Florida is about to become ground zero in the national tug-of-war over non-compete agreements. On July 1, 2025, the state’s new CHOICE Act takes effect — granting firms broader power to restrict where and when high-earning professionals, including financial advisors, can work after they leave.

While the Federal Trade Commission aimed to ban non-competes altogether, its rule was blocked in federal court. Florida, meanwhile, is heading in the opposite direction — offering employers expanded legal muscle to enforce restrictive covenants.

For advisors thinking about a transition, the question is no longer if this will impact you. It’s when — and how much.

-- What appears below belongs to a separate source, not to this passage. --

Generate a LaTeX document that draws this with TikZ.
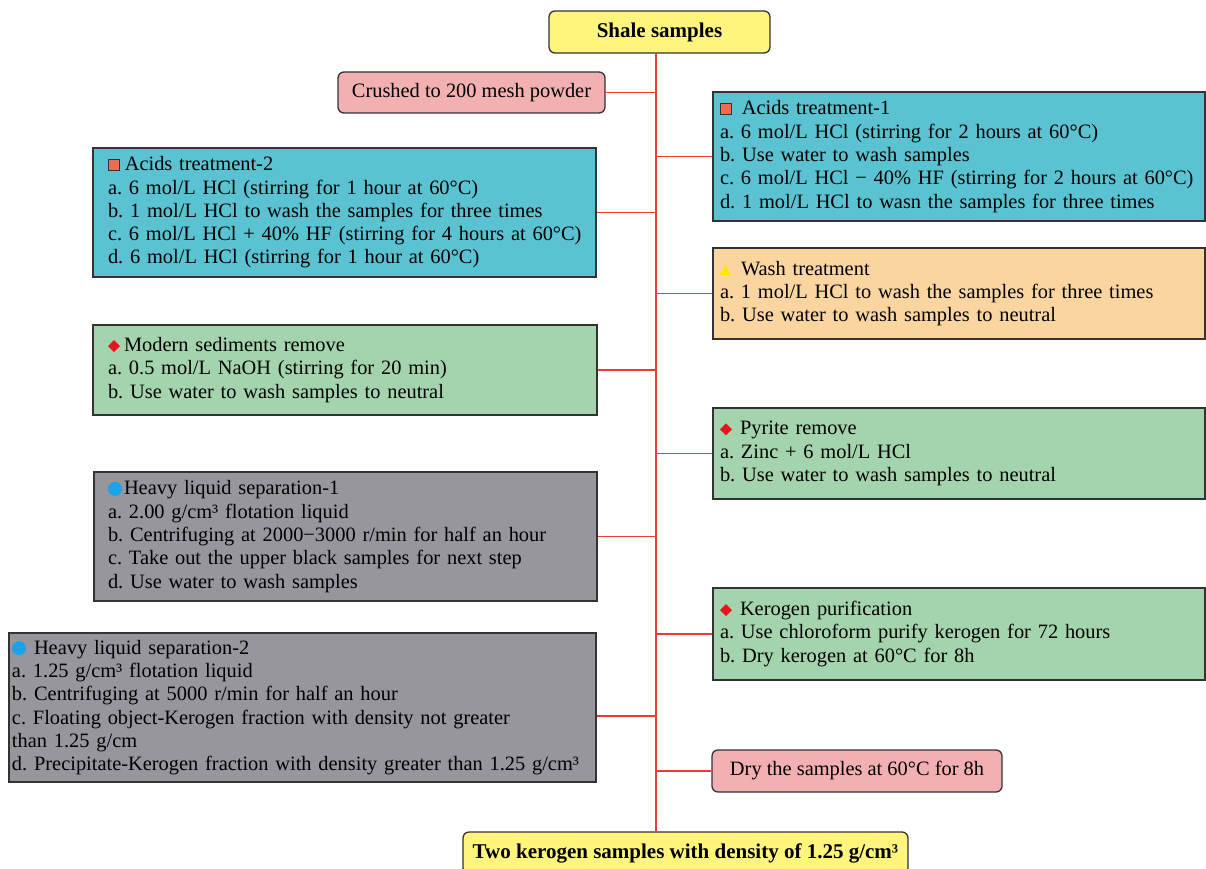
\documentclass[tikz,border=0pt]{standalone}
\usepackage{fontspec}
\setmainfont{Liberation Serif}
\frenchspacing
\definecolor{cyel}{HTML}{FFF57C}
\definecolor{cpink}{HTML}{F2B0B3}
\definecolor{cteal}{HTML}{5BC2D1}
\definecolor{corange}{HTML}{FAD5A0}
\definecolor{cgreen}{HTML}{A4D4AD}
\definecolor{cgrey}{HTML}{96969C}
\definecolor{cred}{HTML}{EE3B33}
\definecolor{csq}{HTML}{EE6A50}
\definecolor{ctri}{HTML}{FFE600}
\definecolor{cdia}{HTML}{E8141E}
\definecolor{ccir}{HTML}{1AA3E8}
\newcommand{\li}[1]{\mbox{#1}}
\newcommand{\symsq}{\tikz[baseline=0pt]\draw[fill=csq,draw=black!80,line width=0.8pt] (0pt,0pt) rectangle (11pt,11pt);}
\newcommand{\symtri}{\tikz[baseline=0pt]\fill[ctri] (0pt,0pt) -- (11pt,0pt) -- (5.5pt,10pt) -- cycle;}
\newcommand{\symdia}{\tikz[baseline=0pt]\fill[cdia] (6pt,-0.5pt) -- (12pt,5.5pt) -- (6pt,11.5pt) -- (0pt,5.5pt) -- cycle;}
\newcommand{\symcir}{\tikz[baseline=0pt]\fill[ccir] (7pt,6pt) circle (7pt);}
\begin{document}
\begin{tikzpicture}[x=1pt,y=-1pt,
  box/.style={draw=black!80, line width=1.3pt, align=left, inner sep=0pt,
    font=\fontsize{20.4}{23.3}\selectfont},
  rbox/.style={box, rounded corners=6pt, align=center},
  conn/.style={draw=cred, line width=1.5pt}]
\useasboundingbox (0,0) rectangle (1206,869);
\coordinate (t) at (656,0);

\node[rbox, fill=cyel, minimum width=221pt, minimum height=42pt, font=\fontsize{21}{23.3}\selectfont\bfseries] (shale) at (659.5,32) {Shale samples};
\node[rbox, fill=cpink, minimum width=267pt, minimum height=41pt] (crush) at (471.5,92.5) {Crushed to 200 mesh powder};

\node[box, fill=cteal, minimum width=492pt, minimum height=129pt, text width=478pt] (a1) at (959,156.5)
 {\li{\symsq\hspace{10pt}Acids treatment-1}\\
  \li{a. 6 mol/L HCl (stirring for 2 hours at 60°C)}\\
  \li{b. Use water to wash samples}\\
  \li{c. 6 mol/L HCl − 40\% HF (stirring for 2 hours at 60°C)}\\
  \li{d. 1 mol/L HCl to wasn the samples for three times}};

\node[box, fill=cteal, minimum width=503pt, minimum height=129pt, text width=473pt] (a2) at (344.5,212.5)
 {\li{\symsq\hspace{5pt}Acids treatment-2}\\
  \li{a. 6 mol/L HCl (stirring for 1 hour at 60°C)}\\
  \li{b. 1 mol/L HCl to wash the samples for three times}\\
  \li{c. 6 mol/L HCl + 40\% HF (stirring for 4 hours at 60°C)}\\
  \li{d. 6 mol/L HCl (stirring for 1 hour at 60°C)}};

\node[box, fill=corange, minimum width=492pt, minimum height=91pt, text width=478pt] (wash) at (959,293.5)
 {\li{\symtri\hspace{10pt}Wash treatment}\\
  \li{a. 1 mol/L HCl to wash the samples for three times}\\
  \li{b. Use water to wash samples to neutral}};

\node[box, fill=cgreen, minimum width=504pt, minimum height=90pt, text width=474pt] (mod) at (345,370)
 {\li{\symdia\hspace{4pt}Modern sediments remove}\\
  \li{a. 0.5 mol/L NaOH (stirring for 20 min)}\\
  \li{b. Use water to wash samples to neutral}};

\node[box, fill=cgreen, minimum width=492pt, minimum height=91pt, text width=478pt] (pyr) at (959,453.5)
 {\li{\symdia\hspace{8pt}Pyrite remove}\\
  \li{a. Zinc + 6 mol/L HCl}\\
  \li{b. Use water to wash samples to neutral}};

\node[box, fill=cgrey, minimum width=503pt, minimum height=129pt, text width=475pt] (h1) at (345.5,536.5)
 {\li{\symcir\hspace{2pt}Heavy liquid separation-1}\\
  \li{a. 2.00 g/cm³ flotation liquid}\\
  \li{b. Centrifuging at 2000−3000 r/min for half an hour}\\
  \li{c. Take out the upper black samples for next step}\\
  \li{d. Use water to wash samples}};

\node[box, fill=cgreen, minimum width=492pt, minimum height=92pt, text width=478pt] (ker) at (959,634)
 {\li{\symdia\hspace{8pt}Kerogen purification}\\
  \li{a. Use chloroform purify kerogen for 72 hours}\\
  \li{b. Dry kerogen at 60°C for 8h}};

\node[box, fill=cgrey, minimum width=587pt, minimum height=149pt, text width=581pt] (h2) at (302.5,707.5)
 {\li{\symcir\hspace{8pt}Heavy liquid separation-2}\\
  \li{a. 1.25 g/cm³ flotation liquid}\\
  \li{b. Centrifuging at 5000 r/min for half an hour}\\
  \li{c. Floating object-Kerogen fraction with density not greater}\\
  \li{than 1.25 g/cm}\\
  \li{d. Precipitate-Kerogen fraction with density greater than 1.25 g/cm³}};

\node[rbox, fill=cpink, minimum width=290pt, minimum height=42pt] (dry) at (857,771) {Dry the samples at 60°C for 8h};
\node[rbox, fill=cyel, minimum width=445pt, minimum height=42pt, font=\fontsize{21}{23.3}\selectfont\bfseries] (two) at (685.5,853) {Two kerogen samples with density of 1.25 g/cm³};

\draw[conn] (shale.south -| t) -- (two.north -| t);
\draw[conn] (crush.east) -- (crush.east -| t);
\draw[conn] (a1.west) -- (a1.west -| t);
\draw[conn] (a2.east) -- (a2.east -| t);
\draw[conn] (wash.west) -- (wash.west -| t);
\draw[conn] (mod.east) -- (mod.east -| t);
\draw[conn] (pyr.west) -- (pyr.west -| t);
\draw[conn] (h1.east) -- (h1.east -| t);
\draw[conn] (ker.west) -- (ker.west -| t);
\draw[conn] ([yshift=-8.5pt]h2.east) -- ([yshift=-8.5pt]h2.east -| t);
\draw[conn] (dry.west) -- (dry.west -| t);
\end{tikzpicture}
\end{document}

A Law That Tips the Scales

The CHOICE Act introduces several advisor-unfriendly provisions:

  • Up to four years of enforceable non-compete restrictions for high earners (over twice the county wage average — typically $140,000+).
  • Mandatory preliminary injunctions — meaning advisors could be sidelined before a judge even rules.
  • Presumption of enforceability — it’s now up to you to prove the non-compete is unreasonable.
  • Geographic expansion — firms can apply these restrictions more broadly, potentially locking advisors out of whole markets.

It’s the kind of law that can stop a career change cold — especially for advisors thinking of joining a new firm, going independent, or taking clients with them.